### Source data
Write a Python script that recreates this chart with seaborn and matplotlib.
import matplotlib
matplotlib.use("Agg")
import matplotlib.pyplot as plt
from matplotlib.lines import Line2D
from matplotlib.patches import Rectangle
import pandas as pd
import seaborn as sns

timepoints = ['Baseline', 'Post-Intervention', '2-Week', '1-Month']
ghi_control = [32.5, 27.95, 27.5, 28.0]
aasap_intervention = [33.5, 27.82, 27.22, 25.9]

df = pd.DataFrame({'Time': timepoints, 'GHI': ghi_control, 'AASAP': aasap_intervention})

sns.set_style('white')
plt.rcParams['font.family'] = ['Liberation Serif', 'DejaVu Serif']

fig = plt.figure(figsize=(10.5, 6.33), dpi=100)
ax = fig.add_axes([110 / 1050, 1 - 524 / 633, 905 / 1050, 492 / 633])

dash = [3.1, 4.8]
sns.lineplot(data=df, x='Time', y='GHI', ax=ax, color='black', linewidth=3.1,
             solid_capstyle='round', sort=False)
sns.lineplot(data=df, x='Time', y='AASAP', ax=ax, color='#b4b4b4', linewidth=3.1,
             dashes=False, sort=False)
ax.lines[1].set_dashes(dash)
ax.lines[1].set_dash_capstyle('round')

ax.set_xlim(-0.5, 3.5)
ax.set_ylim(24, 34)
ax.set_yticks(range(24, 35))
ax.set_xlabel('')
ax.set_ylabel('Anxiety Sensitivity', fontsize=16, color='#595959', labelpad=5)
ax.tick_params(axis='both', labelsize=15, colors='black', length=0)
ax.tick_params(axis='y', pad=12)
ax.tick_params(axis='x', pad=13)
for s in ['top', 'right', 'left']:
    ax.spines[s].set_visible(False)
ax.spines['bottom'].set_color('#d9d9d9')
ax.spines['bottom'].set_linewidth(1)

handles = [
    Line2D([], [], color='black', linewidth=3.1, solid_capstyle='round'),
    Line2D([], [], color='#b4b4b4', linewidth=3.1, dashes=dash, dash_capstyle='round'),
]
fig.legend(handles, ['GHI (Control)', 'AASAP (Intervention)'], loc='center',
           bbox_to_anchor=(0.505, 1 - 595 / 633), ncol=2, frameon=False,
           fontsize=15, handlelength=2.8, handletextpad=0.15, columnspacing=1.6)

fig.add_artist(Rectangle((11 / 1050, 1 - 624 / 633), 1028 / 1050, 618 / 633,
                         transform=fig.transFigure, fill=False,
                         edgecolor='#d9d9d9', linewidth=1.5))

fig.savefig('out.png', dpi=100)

### Exercise description
Word for word, quote the lines of the material from the first line through the line with "import seaborn as sns", both ends included.

### Task output
Write a Python script that recreates this chart with seaborn and matplotlib.
import matplotlib
matplotlib.use("Agg")
import matplotlib.pyplot as plt
from matplotlib.lines import Line2D
from matplotlib.patches import Rectangle
import pandas as pd
import seaborn as sns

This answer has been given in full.